Duck: That's true, which is why the big winners of the night were two brands that stayed home. Oreo, the brand credited with launching the real-time marketing craze, opted out with a tweet encouraging fans to enjoy the game.

Acheman: Classy move, Joe, but I preferred Progressive's trick play, which managed to make the other brands competing in the #RTMBowl look desperate for even trying.  The @ItsFlo account tweeted before kickoff, "What do car insurance and football have in common? Nothing. Talk to you after the game!"

Duck: Yep, while other brands tried to jump into consumer conversations or make themselves talkable, Progressive demonstrated more care for the consumer by what they didn't tweet. The brand let its intent speak louder than its content.

Acheman: And there you have it, marketing fans. This year's #RTMBowl was a bust--very few brands got a lot of tweets and shares with dubious impact; some brands fielded teams with little to show for it; and a few brands opted out in smart fashion. I predict more brands will follow the lead of Progressive and Oreo in the future.

Duck: Well, Troy, we will know soon enough--the Oscars are just a few weeks away, and I can already hear brands American Hustling to get some social media Gravity to appease the Wolfs of Wall Street.

Acheman: Heh heh. And with that, we bid you a good night.

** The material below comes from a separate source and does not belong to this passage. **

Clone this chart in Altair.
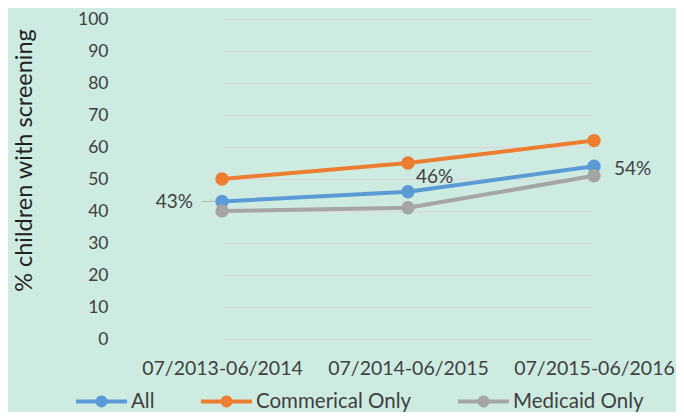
import altair as alt
import pandas as pd

periods = ["07/2013-06/2014", "07/2014-06/2015", "07/2015-06/2016"]
series_names = ["All", "Commerical Only", "Medicaid Only"]
all_vals = [43, 46, 54]
comm_vals = [50, 55, 62]
med_vals = [40, 41, 51]
label_texts = ["43%", "46%", "54%"]
colors = ["#5b9bd5", "#ed7d31", "#a5a5a5"]
y_ticks = list(range(0, 101, 10))

rows = []
for name, vals in zip(series_names, [all_vals, comm_vals, med_vals]):
    for p, v in zip(periods, vals):
        rows.append({"period": p, "series": name, "value": v})
df = pd.DataFrame(rows)
lab_df = pd.DataFrame({"period": periods, "value": all_vals, "label": label_texts})

FONT = "Lato"
TXT = "#404040"

legend_path = ("M-1,-0.08 L-0.221,-0.08 A0.235,0.235 0 0,1 0.221,-0.08 L1,-0.08 "
               "L1,0.08 L0.221,0.08 A0.235,0.235 0 0,1 -0.221,0.08 L-1,0.08 Z")

x_scale = alt.Scale(type="point", domain=periods, range=[94, 466], padding=0)
x_enc = alt.X("period:N", sort=periods, scale=x_scale,
              axis=alt.Axis(title=None, labelAngle=0, labelFontSize=19.5, labelColor=TXT,
                            labelFont=FONT, labelPadding=20, ticks=False, domain=False,
                            grid=False))
y_enc = alt.Y("value:Q", scale=alt.Scale(domain=[0, 100], nice=False),
              axis=alt.Axis(values=y_ticks, title="% children with screening",
                            titleFontSize=23.5, titleFont=FONT, titleColor="#222222",
                            titleFontWeight="normal", titleX=-104, titleY=141,
                            titleAlign="center", titleBaseline="middle", titleAngle=270,
                            labelFontSize=17.5, labelColor=TXT, labelFont=FONT,
                            labelPadding=20, labelOverlap=False, ticks=False, domain=False,
                            grid=True, gridColor="#e2d4dc", gridWidth=1))

lines = alt.Chart(df).mark_line(
    strokeWidth=4,
    point=alt.OverlayMarkDef(size=180, filled=True, opacity=1),
).encode(
    x=x_enc,
    y=y_enc,
    color=alt.Color("series:N", sort=series_names,
                    scale=alt.Scale(domain=series_names, range=colors),
                    legend=alt.Legend(title=None, orient="none", direction="horizontal",
                                      legendX=-52, legendY=357,
                                      symbolType=legend_path, symbolSize=2600,
                                      symbolStrokeWidth=0, symbolOpacity=1,
                                      labelFontSize=20.5, labelFont=FONT, labelColor=TXT,
                                      labelOffset=4, columnPadding=46)),
    order=alt.Order("period:N"),
)

base_lab = alt.Chart(lab_df)
leader = base_lab.transform_filter(alt.datum.label == "43%").mark_tick(
    orient="horizontal", size=14, thickness=1, color="#a0a0a0", xOffset=-13
).encode(x=x_enc, y=y_enc)

lab1 = base_lab.transform_filter(alt.datum.label == "43%").mark_text(
    align="right", baseline="middle", dx=-29, dy=1, fontSize=19, font=FONT, color=TXT
).encode(x=x_enc, y=y_enc, text="label:N")
lab2 = base_lab.transform_filter(alt.datum.label == "46%").mark_text(
    align="left", baseline="middle", dx=8, dy=-15, fontSize=19, font=FONT, color=TXT
).encode(x=x_enc, y=y_enc, text="label:N")
lab3 = base_lab.transform_filter(alt.datum.label == "54%").mark_text(
    align="left", baseline="middle", dx=20, dy=3, fontSize=19, font=FONT, color=TXT
).encode(x=x_enc, y=y_enc, text="label:N")

chart = alt.layer(lines, leader, lab1, lab2, lab3).properties(
    width=548, height=320,
    background="#ceebe2",
    autosize=alt.AutoSizeParams(type="none"),
    padding={"left": 120, "top": 11, "right": 0, "bottom": 73},
).configure_view(stroke=None)

chart.save("out.html", embed_options={"renderer": "svg", "actions": False})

Tweet safely, everyone!

Saturday, February 1, 2014

10 Tips For Your Brand's Super Bowl Real-Time Marketing

Yesterday I posted a snarky but honest blog post about the very real threat to brands that set out to do "real-time marketing" (RTM) during events such as the Super Bowl. I predicted that although a few brands will make headlines with some snappy and well-timed Super Bowl tweets, most brands that engage in RTM this Sunday will damage relationships and harm reputation with spammy, self-absorbed tweets more akin to advertising than dialog.

I thought I would devise some tips for brands that intend to launch RTM efforts during the Super Bowl. I realize this blog post is a week or two too late, but perhaps these suggestions can help a few social media marketers to avoid a painful or embarrassing mistake tomorrow night.

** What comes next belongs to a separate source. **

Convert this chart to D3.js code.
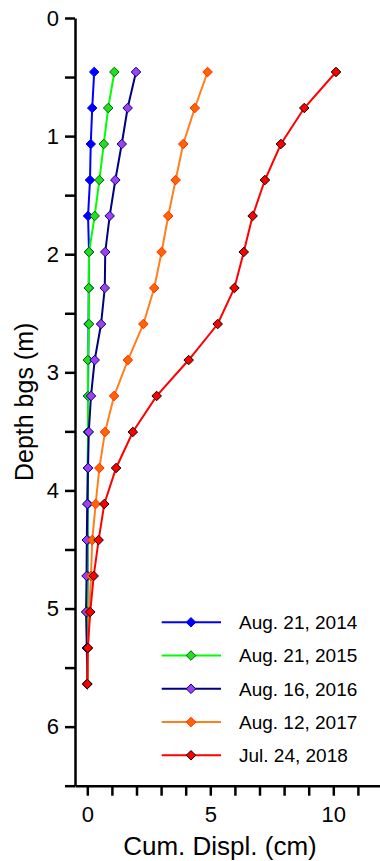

While I have a list of ten tips, if I was going to give just one tip, it would be this: Don't do RTM during the Super Bowl. I know, every brand wants to be Oreo (whose "dunk in the dark" post has become the gold standard of RTM) or Arby's (whose Pharrell's hat tweet "won" the Grammys), but the fact is that RTM remains a dangerous tactic. Brands attempting to hijack consumer conversation about the Super Bowl should not be surprised if their customers resent the advertising-like intrusion.

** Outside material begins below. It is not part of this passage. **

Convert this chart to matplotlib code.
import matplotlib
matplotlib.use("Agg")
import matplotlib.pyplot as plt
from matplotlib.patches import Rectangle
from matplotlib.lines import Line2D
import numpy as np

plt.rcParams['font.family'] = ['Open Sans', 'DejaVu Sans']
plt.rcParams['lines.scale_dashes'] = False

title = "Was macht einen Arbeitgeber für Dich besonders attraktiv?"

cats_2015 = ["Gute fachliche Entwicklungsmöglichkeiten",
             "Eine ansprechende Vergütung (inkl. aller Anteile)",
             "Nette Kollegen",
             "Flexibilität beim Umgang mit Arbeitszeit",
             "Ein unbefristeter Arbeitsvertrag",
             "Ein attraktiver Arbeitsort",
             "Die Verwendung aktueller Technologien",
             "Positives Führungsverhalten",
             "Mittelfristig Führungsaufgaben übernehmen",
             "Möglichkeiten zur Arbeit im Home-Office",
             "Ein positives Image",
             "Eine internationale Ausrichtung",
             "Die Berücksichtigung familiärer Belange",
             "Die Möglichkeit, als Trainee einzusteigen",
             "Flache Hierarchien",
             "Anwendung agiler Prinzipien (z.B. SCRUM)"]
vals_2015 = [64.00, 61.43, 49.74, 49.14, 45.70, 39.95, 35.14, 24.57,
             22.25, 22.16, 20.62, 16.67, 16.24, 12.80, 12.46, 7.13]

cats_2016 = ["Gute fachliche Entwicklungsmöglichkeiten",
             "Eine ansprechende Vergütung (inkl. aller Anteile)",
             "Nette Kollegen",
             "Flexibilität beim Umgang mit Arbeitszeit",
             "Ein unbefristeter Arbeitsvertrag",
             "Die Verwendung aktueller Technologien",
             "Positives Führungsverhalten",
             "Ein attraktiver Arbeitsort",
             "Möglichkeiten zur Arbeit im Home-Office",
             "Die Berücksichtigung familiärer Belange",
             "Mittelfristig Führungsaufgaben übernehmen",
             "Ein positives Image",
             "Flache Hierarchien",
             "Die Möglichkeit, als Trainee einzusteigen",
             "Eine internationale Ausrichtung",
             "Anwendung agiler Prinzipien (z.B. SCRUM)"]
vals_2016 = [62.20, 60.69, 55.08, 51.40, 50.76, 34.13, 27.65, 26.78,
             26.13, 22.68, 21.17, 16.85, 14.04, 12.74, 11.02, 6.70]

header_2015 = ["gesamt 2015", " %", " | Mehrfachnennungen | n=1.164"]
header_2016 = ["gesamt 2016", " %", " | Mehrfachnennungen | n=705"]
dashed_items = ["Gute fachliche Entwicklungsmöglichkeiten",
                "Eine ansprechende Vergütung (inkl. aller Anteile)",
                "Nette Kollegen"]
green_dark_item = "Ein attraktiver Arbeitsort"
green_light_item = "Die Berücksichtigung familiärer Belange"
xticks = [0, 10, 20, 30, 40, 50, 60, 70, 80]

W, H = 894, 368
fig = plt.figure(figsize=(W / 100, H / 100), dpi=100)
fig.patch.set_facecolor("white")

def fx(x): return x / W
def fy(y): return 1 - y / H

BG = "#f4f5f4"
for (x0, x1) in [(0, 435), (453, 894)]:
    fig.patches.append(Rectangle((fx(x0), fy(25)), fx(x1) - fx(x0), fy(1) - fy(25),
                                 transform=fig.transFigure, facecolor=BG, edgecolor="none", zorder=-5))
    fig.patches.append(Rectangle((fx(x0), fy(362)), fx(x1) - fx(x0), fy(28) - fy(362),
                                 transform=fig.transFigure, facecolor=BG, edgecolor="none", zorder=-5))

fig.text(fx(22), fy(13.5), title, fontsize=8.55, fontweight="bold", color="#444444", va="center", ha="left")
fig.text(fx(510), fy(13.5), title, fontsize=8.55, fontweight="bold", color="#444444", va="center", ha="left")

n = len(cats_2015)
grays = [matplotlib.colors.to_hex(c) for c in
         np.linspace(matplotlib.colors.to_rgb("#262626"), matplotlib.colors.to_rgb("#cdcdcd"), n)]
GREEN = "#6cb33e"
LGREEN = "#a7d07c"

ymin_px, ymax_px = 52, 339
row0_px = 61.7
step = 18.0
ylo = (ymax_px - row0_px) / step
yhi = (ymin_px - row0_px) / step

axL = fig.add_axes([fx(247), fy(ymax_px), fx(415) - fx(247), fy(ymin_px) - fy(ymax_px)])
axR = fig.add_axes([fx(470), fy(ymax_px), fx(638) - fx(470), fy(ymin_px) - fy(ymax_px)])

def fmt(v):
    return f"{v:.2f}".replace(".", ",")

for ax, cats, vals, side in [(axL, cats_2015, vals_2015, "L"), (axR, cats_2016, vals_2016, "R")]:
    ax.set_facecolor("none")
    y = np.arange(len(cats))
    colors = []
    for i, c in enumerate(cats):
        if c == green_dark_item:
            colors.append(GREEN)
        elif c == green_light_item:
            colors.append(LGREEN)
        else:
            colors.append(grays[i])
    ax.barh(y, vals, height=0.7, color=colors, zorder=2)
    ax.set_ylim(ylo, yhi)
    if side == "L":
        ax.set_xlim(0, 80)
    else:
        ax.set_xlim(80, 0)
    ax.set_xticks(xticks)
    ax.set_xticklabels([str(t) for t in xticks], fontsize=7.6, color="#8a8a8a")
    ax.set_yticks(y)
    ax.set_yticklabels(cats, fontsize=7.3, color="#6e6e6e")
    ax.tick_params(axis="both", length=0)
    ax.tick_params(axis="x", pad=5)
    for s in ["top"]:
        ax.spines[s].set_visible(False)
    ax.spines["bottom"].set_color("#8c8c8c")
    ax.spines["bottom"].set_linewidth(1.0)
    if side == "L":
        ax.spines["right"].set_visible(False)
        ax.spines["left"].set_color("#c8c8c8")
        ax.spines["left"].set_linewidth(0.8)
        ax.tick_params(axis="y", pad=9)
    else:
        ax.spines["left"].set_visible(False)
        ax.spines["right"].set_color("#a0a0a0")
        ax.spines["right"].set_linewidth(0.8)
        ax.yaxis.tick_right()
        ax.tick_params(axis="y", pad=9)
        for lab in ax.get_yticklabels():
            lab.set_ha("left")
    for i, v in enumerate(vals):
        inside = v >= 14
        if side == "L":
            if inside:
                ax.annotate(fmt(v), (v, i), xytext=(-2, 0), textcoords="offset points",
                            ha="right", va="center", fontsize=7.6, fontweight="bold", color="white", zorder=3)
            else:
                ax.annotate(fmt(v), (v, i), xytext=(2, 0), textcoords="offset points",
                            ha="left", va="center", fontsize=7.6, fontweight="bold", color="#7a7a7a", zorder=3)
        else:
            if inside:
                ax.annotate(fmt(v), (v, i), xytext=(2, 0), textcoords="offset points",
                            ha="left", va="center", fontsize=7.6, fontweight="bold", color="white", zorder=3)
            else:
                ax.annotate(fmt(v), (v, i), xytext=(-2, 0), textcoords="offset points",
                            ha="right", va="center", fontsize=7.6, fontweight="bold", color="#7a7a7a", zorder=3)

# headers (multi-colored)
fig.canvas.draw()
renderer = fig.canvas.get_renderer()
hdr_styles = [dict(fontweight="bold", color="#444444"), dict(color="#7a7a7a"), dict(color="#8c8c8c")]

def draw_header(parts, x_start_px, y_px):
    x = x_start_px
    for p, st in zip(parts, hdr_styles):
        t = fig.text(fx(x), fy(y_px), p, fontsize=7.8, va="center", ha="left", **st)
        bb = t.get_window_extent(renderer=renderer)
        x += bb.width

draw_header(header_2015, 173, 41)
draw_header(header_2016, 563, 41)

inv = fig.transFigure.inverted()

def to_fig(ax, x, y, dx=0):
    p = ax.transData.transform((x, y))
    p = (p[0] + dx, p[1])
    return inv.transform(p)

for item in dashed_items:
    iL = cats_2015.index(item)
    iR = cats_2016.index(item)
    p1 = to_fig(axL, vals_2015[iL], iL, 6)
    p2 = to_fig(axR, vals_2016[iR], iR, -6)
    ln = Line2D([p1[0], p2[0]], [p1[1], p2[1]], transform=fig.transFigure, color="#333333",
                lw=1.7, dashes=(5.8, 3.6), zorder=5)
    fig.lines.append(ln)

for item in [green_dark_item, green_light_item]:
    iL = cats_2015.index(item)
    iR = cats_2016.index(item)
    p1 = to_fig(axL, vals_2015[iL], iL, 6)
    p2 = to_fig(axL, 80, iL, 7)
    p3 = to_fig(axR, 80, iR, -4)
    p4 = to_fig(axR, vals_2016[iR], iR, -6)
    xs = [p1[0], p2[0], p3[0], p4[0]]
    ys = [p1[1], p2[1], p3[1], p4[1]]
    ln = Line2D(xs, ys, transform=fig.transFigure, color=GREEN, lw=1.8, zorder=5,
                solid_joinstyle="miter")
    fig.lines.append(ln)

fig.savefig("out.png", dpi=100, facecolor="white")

Even if you "succeed," that impact will be modest at best. It can be easy to get swept up into the excitement of retweets and shares, but those are not true measures of business success. With 87,000 retweets and over a million impressions, the Arby's tweet was certainly a social media success, but how many of you have been to Arby's for a sandwich since seeing the brand's tweet? Having a funny tweet retweeted is not the same as creating a meaningful brand impression, increasing purchase intent or acquiring a customer.

If your brand absolutely must tweet and post during the Super Bowl, here are ten tips to help it improve engagement and minimize the risks:

  1. Don't brag that you have a "newsroom" staffed during the event. No one cares that your marketing team is poised to inject themselves into their social conversations.
  2. Don't insert your brand into every post/tweet during the Super Bowl. Let your intent speak louder than your content.
  3. During the Super Bowl, don't robo-tweet identical tweets to numerous different people. That's just annoying.
  4. Don't pathetically ask for retweets. Your brand should earn shares, not beg for them.
  5. During the event, talk with people. Don't just broadcast to them. Listen--really listen. Don't just make "engaging in their conversation" a euphemism for spam; be real about it.
  6. I know you want to get noticed and have your brand appear in the Twitter searches consumers will be using during the game, but avoid inserting consumers' hashtags into your branded posts. Don't be Super spammy during the Super Bowl.
  7. During the event, if you have nothing pertinent to say, shut up. Don't tweet just because you want impressions. Be relevant or be quiet.
  8. If you intend to (or must) stick to a pre-approved library of Super Bowl tweets, considering packing up and heading home. Spontaneity matters, but...
  9. Even though spontaneity matters, have multiple eyes on your Super Bowl tweets. Don't inadvertently embarrass the brand because one community manager fails to realize they are posting something that others may consider offensive or insensitive. Make it a real-time team effort!
  10. Don't tweet both personally and for your brand during Super Bowl. Focus--if you're working, then dedicate your full attention to the professional task at hand. Moreover, avoid the mistake of tweeting to the wrong account, a mistake that has cost more than a handful of social media marketers their jobs. 
All of these tips can be summed up in this way: Remember that consumers' social conversations are not a marketing channel, no matter what your CMO thinks. You wouldn't interrupt two strangers talking on the street to yell, "Hey, our brand is really funny and you should eat our burgers!" Approach your RTM with the same respect for others' conversations that you would in any real-life social situation, and your brand will minimize the risks and avoid mistakes. 

On Monday, I believe we will be talking as much about the RTM failures and embarrassments as the successes. Follow these tips, and your brand is more likely to be among the latter than the former.